**WRITTEN INSTRUCTION**
Show every line where "with" occurs.
□ □ □ □
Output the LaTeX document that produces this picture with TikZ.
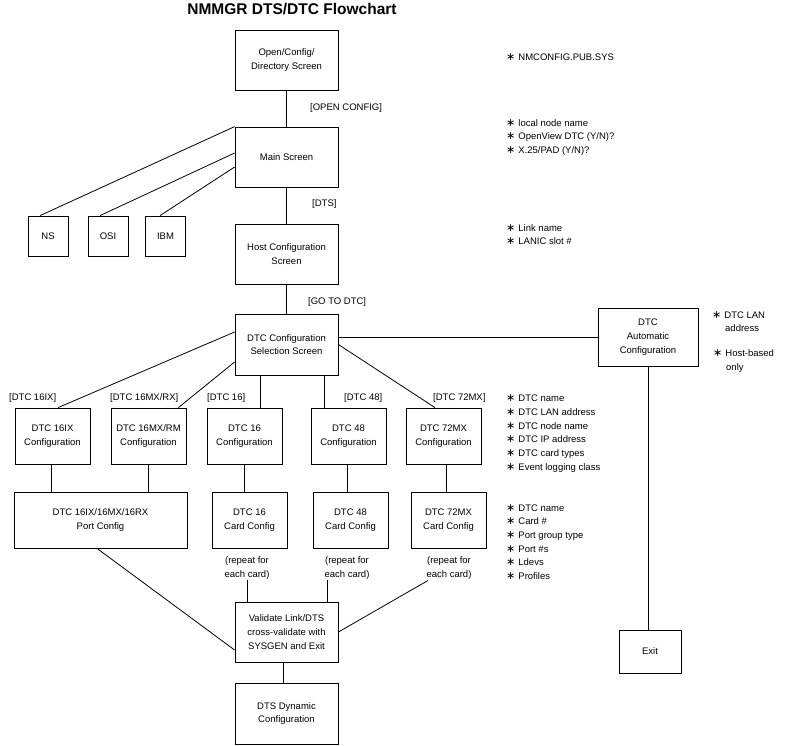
\documentclass[tikz,border=0pt]{standalone}
\usepackage{fontspec}
\setmainfont{Liberation Sans}
\newfontfamily\starfont{DejaVu Sans}
\usetikzlibrary{calc,positioning}

\newcommand{\itm}{{\starfont\fontsize{11}{11}\selectfont ∗}\hspace{3pt}}

\begin{document}
\begin{tikzpicture}[x=1pt,y=-1pt,
    every node/.style={font=\fontsize{9.5}{13.7}\selectfont},
    box/.style={draw,line width=0.8pt,align=center,inner sep=0pt,
        minimum width=103pt,minimum height=60pt},
    cfgbox/.style={box,minimum width=75pt,minimum height=56pt},
    protobox/.style={box,minimum width=40pt,minimum height=40pt},
    choice/.style={anchor=west,inner sep=0pt},
    notes/.style={anchor=west,align=left,inner sep=0pt},
    link/.style={line width=0.8pt}]
    \useasboundingbox (0,0) rectangle (789,745);

    \node[font=\fontsize{15.5}{18}\selectfont\bfseries] (title) at (292,9.5) {NMMGR DTS/DTC Flowchart};

    % main column
    \node[box] (open) at (286.5,60) {Open/Config/\\Directory Screen};
    \node[box] (main) at (286.5,157) {Main Screen};
    \node[box] (host) at (286.5,254) {Host Configuration\\Screen};
    \node[box,minimum height=61pt] (sel) at (286.5,344.5) {DTC Configuration\\Selection Screen};
    \node[box] (valid) at (286.5,632) {Validate Link/DTS\\cross-validate with\\SYSGEN and Exit};
    \node[box,minimum height=61pt] (dyn) at (286.5,713.5) {DTS Dynamic\\Configuration};

    \node[protobox] (ns) at (48,236) {NS};
    \node[protobox] (osi) at (108,236) {OSI};
    \node[protobox] (ibm) at (165.5,236) {IBM};

    \node[box,minimum width=100pt,minimum height=58pt] (auto) at (648,337) {DTC\\Automatic\\Configuration};
    \node[box,minimum width=62pt,minimum height=43pt] (exit) at (650,651.5) {Exit};

    % DTC types
    \node[cfgbox] (c16ix) at (52.5,436) {DTC 16IX\\Configuration};
    \node[cfgbox] (c16mx) at (148.5,436) {DTC 16MX/RM\\Configuration};
    \node[cfgbox] (c16) at (244.5,436) {DTC 16\\Configuration};
    \node[cfgbox] (c48) at (348.5,436) {DTC 48\\Configuration};
    \node[cfgbox] (c72) at (443.5,436) {DTC 72MX\\Configuration};

    \node[cfgbox,minimum width=173pt] (port) at (100.5,520) {DTC 16IX/16MX/16RX\\Port Config};
    \node[cfgbox] (card16) at (249.5,520) {DTC 16\\Card Config};
    \node[cfgbox] (card48) at (350.5,520) {DTC 48\\Card Config};
    \node[cfgbox] (card72) at (448.5,520) {DTC 72MX\\Card Config};

    \node[align=center,inner sep=1pt] (rep16) at (247,568) {(repeat for\\each card)};
    \node[align=center,inner sep=1pt] (rep48) at (347,568) {(repeat for\\each card)};
    \node[align=center,inner sep=1pt] (rep72) at (449,568) {(repeat for\\each card)};

    % labels on the connectors
    \node[choice] (lopen) at (310,108) {[OPEN CONFIG]};
    \node[choice] (ldts) at (312,204) {[DTS]};
    \node[choice] (lgo) at (308,302) {[GO TO DTC]};
    \node[choice] (l16ix) at (9,398) {[DTC 16IX]};
    \node[choice] (l16mx) at (110,398) {[DTC 16MX/RX]};
    \node[choice] (l16) at (207,398) {[DTC 16]};
    \node[choice] (l48) at (344,398) {[DTC 48]};
    \node[choice] (l72) at (433,398) {[DTC 72MX]};

    % notes
    \node[notes] (nopen) at (506,57) {\itm NMCONFIG.PUB.SYS};
    \node[notes] (nmain) at (506,137.5) {\itm local node name\\\itm OpenView DTC (Y/N)?\\\itm X.25/PAD (Y/N)?};
    \node[notes] (nhost) at (506,234.5) {\itm Link name\\\itm LANIC slot \#};
    \node[notes] (ndtc) at (506,433.5) {\itm DTC name\\\itm DTC LAN address\\\itm DTC node name\\\itm DTC IP address\\\itm DTC card types\\\itm Event logging class};
    \node[notes] (ncard) at (506,542) {\itm DTC name\\\itm Card \#\\\itm Port group type\\\itm Port \#s\\\itm Ldevs\\\itm Profiles};
    \node[notes] (nlan) at (712,321.5) {\itm DTC LAN\\\hspace*{13pt}address};
    \node[notes] (nhb) at (713,361) {\itm Host-based\\\hspace*{13pt}only};

    % connectors
    \draw[link] (open) -- (main);
    \draw[link] (main) -- (host);
    \draw[link] (host) -- (sel);
    \draw[link] ([xshift=-8pt]ns.north) -- (main.north west);
    \draw[link] ([xshift=-8pt]osi.north) -- ([yshift=4pt]main.west);
    \draw[link] ([xshift=-5.5pt]ibm.north) -- ([yshift=-10pt]main.west);
    \draw[link] (auto.west) -- (auto.west -| sel.east);
    \draw[link] (auto.south) -- (auto.south |- exit.north);
    \draw[link] ([yshift=12.5pt]sel.west) -- ([xshift=5.5pt]c16ix.north);
    \draw[link] ([yshift=-17.5pt]sel.west) -- ([xshift=-8pt]c16mx.north east);
    \draw[link] ([xshift=-26.5pt]sel.south) -- ([xshift=-26.5pt]sel.south |- c16.north);
    \draw[link] ([xshift=37.5pt]sel.south) -- ([xshift=37.5pt]sel.south |- c48.north);
    \draw[link] (sel.east) -- ([xshift=-8.5pt]c72.north);
    \draw[link] ([xshift=-1.5pt]c16ix.south) -- ([xshift=-1.5pt]c16ix.south |- port.north);
    \draw[link] (c16mx.south) -- (c16mx.south |- port.north);
    \draw[link] (c16.south) -- (c16.south |- card16.north);
    \draw[link] ([xshift=-1.5pt]c48.south) -- ([xshift=-1.5pt]c48.south |- card48.north);
    \draw[link] ([xshift=3pt]c72.south) -- ([xshift=3pt]c72.south |- card72.north);
    \draw[link] ([xshift=-3.5pt]port.south) -- ([yshift=-18pt]valid.west);
    \draw[link] (rep16.south) -- (rep16.south |- valid.north);
    \draw[link] ([xshift=-20pt]rep48.south) -- ([xshift=-20pt]rep48.south |- valid.north);
    \draw[link] ([xshift=-21pt]rep72.south) -- (valid.east);
    \draw[link] ([xshift=-3pt]valid.south) -- ([xshift=-3pt]valid.south |- dyn.north);
\end{tikzpicture}
\end{document}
□ □ □ □
**EXERCISE SOLUTION**
Output the LaTeX document that produces this picture with TikZ.
    \node[box] (valid) at (286.5,632) {Validate Link/DTS\\cross-validate with\\SYSGEN and Exit};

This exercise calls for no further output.